**Written request**
Data follows below. Repeat exactly the lines between the line holding "Clone this chart in matplotlib." and the line holding "ax = fig.add_axes([left", inclusive, and nothing more; drop pictures.

**Stored data**
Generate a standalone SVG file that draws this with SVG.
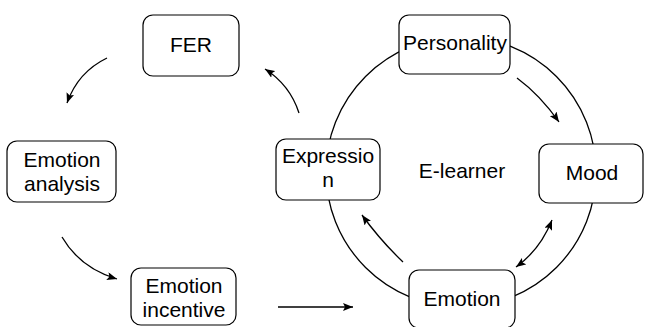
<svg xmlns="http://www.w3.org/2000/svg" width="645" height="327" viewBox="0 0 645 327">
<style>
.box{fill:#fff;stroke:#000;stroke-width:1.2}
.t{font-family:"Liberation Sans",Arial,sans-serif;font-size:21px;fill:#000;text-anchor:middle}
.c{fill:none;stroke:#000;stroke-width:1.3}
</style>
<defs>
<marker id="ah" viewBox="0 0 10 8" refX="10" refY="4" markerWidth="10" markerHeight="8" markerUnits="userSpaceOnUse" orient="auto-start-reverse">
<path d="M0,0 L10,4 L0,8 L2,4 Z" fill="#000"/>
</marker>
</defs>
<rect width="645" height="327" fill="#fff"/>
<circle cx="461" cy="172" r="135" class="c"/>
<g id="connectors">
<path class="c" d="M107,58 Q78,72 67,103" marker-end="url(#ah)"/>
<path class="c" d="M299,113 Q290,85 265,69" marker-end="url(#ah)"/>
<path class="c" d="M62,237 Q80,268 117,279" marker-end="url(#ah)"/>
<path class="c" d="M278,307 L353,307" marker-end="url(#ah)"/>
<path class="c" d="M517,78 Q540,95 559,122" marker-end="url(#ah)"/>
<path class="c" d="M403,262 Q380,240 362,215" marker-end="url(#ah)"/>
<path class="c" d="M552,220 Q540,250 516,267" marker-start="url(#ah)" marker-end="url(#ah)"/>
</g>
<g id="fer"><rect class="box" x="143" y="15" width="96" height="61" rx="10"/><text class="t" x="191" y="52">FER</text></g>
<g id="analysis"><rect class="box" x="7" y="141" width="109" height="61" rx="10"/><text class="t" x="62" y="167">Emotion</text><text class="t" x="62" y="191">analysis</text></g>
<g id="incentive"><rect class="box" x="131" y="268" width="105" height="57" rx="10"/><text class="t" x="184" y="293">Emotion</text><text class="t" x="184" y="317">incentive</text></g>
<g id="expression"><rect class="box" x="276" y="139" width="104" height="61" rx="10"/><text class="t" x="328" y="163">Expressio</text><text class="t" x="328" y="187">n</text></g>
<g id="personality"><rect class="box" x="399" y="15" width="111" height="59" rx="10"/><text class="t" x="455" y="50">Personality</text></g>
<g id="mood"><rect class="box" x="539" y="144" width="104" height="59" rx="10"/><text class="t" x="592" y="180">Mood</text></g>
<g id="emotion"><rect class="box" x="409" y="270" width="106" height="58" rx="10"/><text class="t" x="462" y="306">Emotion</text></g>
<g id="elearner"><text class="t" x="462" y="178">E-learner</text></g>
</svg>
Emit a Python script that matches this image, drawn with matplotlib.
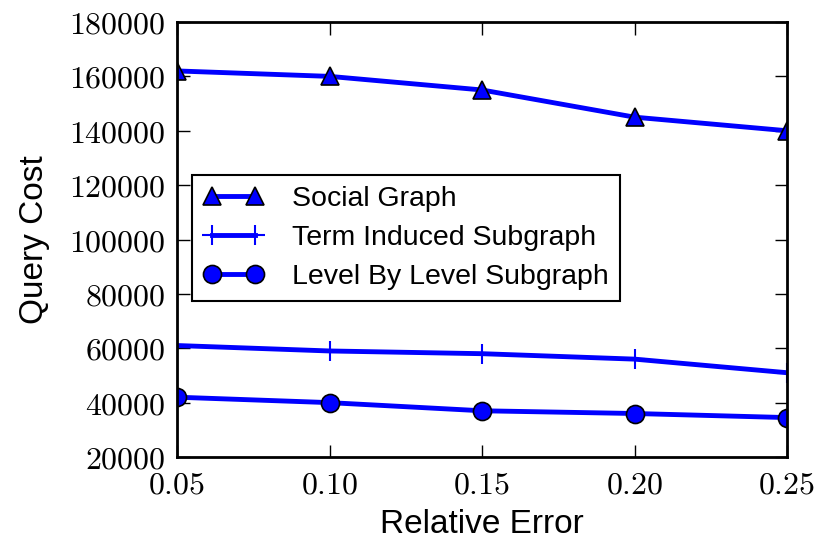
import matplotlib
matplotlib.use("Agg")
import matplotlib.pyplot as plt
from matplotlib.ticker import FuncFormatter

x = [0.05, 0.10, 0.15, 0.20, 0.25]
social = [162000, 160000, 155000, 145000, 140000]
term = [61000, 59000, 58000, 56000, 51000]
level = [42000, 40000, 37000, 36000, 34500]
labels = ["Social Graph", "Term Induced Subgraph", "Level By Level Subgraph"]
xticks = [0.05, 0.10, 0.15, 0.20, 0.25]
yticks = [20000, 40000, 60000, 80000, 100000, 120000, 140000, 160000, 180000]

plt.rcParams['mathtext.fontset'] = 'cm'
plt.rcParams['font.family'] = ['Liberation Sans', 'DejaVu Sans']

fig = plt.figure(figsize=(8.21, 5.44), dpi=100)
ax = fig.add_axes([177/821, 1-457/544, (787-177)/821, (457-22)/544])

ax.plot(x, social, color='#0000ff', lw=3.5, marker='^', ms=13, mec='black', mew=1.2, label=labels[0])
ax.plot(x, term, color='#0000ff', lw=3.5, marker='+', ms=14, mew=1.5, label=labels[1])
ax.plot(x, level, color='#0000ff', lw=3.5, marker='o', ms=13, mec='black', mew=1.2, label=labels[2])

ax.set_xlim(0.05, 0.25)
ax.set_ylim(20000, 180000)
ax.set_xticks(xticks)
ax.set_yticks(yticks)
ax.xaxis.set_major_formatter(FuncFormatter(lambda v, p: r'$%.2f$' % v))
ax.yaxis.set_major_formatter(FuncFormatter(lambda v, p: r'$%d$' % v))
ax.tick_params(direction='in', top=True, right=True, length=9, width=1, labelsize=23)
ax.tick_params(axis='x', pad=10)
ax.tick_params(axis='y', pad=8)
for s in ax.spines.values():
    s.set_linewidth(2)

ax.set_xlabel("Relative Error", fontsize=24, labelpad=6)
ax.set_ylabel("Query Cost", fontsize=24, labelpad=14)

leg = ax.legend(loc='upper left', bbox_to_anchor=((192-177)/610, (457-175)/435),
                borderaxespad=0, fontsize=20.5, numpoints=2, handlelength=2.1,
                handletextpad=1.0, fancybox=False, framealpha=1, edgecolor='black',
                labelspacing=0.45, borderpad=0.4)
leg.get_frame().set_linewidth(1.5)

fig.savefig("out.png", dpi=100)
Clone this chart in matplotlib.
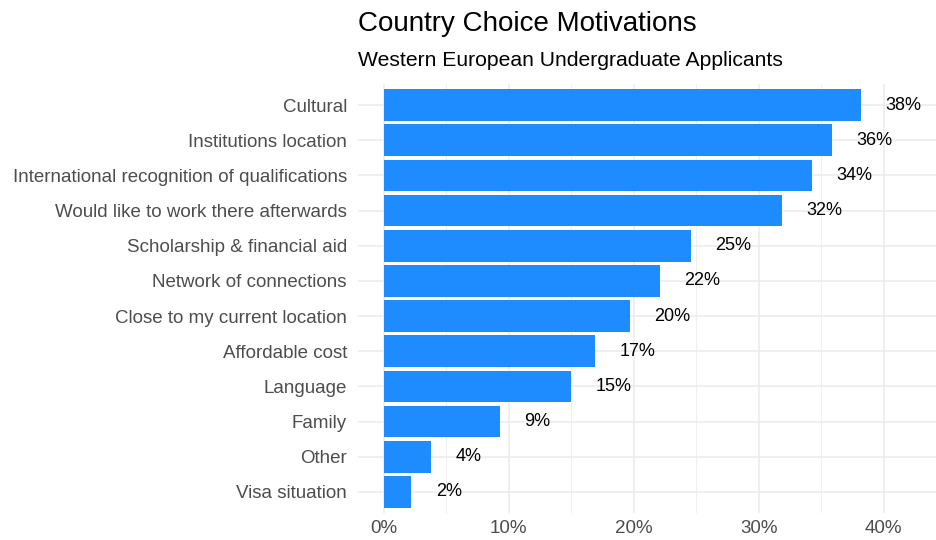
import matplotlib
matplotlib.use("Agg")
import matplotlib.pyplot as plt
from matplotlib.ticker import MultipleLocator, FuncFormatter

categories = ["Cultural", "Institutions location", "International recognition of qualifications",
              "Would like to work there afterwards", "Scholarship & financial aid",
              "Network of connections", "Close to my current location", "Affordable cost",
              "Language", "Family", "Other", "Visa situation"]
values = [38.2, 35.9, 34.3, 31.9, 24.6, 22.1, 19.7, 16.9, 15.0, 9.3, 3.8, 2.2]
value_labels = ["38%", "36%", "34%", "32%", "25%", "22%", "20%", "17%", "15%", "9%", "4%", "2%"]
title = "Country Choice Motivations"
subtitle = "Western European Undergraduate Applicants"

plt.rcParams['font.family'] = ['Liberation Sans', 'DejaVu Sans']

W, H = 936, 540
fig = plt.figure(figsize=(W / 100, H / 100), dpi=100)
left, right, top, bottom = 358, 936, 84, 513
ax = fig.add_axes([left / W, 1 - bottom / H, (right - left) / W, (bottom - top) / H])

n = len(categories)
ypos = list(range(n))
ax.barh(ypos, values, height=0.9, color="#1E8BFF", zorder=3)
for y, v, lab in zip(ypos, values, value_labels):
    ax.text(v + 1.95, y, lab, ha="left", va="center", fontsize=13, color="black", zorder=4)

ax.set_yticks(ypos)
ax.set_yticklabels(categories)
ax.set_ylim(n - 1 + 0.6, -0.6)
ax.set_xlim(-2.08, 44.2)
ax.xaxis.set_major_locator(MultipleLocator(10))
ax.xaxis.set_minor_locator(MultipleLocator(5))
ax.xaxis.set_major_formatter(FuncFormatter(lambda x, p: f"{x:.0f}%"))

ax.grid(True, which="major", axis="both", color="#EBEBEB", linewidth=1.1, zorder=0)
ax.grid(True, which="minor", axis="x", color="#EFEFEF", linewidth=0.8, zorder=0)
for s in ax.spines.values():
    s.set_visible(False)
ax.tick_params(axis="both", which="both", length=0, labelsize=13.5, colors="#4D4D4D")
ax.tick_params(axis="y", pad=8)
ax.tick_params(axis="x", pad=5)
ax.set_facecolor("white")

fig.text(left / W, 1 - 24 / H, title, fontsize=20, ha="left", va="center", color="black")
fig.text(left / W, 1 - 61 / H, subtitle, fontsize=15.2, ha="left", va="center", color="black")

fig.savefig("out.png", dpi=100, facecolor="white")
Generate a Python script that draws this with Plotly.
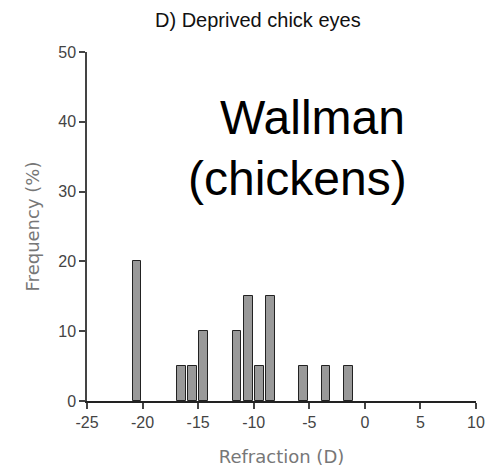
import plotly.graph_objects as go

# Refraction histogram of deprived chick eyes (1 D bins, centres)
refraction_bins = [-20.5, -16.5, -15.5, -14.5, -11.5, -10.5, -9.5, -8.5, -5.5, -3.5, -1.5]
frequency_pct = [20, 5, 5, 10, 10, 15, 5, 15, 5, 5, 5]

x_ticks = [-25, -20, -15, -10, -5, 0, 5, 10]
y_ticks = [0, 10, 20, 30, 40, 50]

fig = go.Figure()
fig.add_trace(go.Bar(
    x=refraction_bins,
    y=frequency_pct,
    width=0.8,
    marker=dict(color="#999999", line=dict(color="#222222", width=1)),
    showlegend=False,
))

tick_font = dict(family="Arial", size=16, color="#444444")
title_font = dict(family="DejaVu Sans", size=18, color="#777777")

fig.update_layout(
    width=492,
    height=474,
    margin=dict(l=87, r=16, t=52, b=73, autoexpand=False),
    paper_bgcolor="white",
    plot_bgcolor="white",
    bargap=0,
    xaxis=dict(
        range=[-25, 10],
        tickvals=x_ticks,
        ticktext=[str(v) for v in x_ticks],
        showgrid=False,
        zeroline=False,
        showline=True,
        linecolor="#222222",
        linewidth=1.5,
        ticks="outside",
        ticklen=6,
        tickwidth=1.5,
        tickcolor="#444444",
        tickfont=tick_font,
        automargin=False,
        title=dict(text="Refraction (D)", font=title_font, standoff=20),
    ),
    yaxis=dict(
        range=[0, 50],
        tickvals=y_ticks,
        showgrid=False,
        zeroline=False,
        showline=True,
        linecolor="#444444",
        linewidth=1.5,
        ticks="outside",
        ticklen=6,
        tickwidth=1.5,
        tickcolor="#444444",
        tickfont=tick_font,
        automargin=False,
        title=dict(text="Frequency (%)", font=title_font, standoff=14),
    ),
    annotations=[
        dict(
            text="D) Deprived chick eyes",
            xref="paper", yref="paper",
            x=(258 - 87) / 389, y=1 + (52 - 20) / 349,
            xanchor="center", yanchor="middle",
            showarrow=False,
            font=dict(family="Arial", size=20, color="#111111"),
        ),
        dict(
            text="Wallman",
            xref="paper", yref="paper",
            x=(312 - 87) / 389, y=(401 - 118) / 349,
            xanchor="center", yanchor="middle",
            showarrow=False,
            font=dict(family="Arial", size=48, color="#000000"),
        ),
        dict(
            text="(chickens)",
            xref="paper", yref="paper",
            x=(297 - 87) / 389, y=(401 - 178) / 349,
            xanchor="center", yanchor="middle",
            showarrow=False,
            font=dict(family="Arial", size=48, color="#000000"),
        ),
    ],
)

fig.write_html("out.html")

**Solved problem**
Clone this chart in matplotlib.
import matplotlib
matplotlib.use("Agg")
import matplotlib.pyplot as plt
from matplotlib.ticker import MultipleLocator, FuncFormatter

categories = ["Cultural", "Institutions location", "International recognition of qualifications",
              "Would like to work there afterwards", "Scholarship & financial aid",
              "Network of connections", "Close to my current location", "Affordable cost",
              "Language", "Family", "Other", "Visa situation"]
values = [38.2, 35.9, 34.3, 31.9, 24.6, 22.1, 19.7, 16.9, 15.0, 9.3, 3.8, 2.2]
value_labels = ["38%", "36%", "34%", "32%", "25%", "22%", "20%", "17%", "15%", "9%", "4%", "2%"]
title = "Country Choice Motivations"
subtitle = "Western European Undergraduate Applicants"

plt.rcParams['font.family'] = ['Liberation Sans', 'DejaVu Sans']

W, H = 936, 540
fig = plt.figure(figsize=(W / 100, H / 100), dpi=100)
left, right, top, bottom = 358, 936, 84, 513
ax = fig.add_axes([left / W, 1 - bottom / H, (right - left) / W, (bottom - top) / H])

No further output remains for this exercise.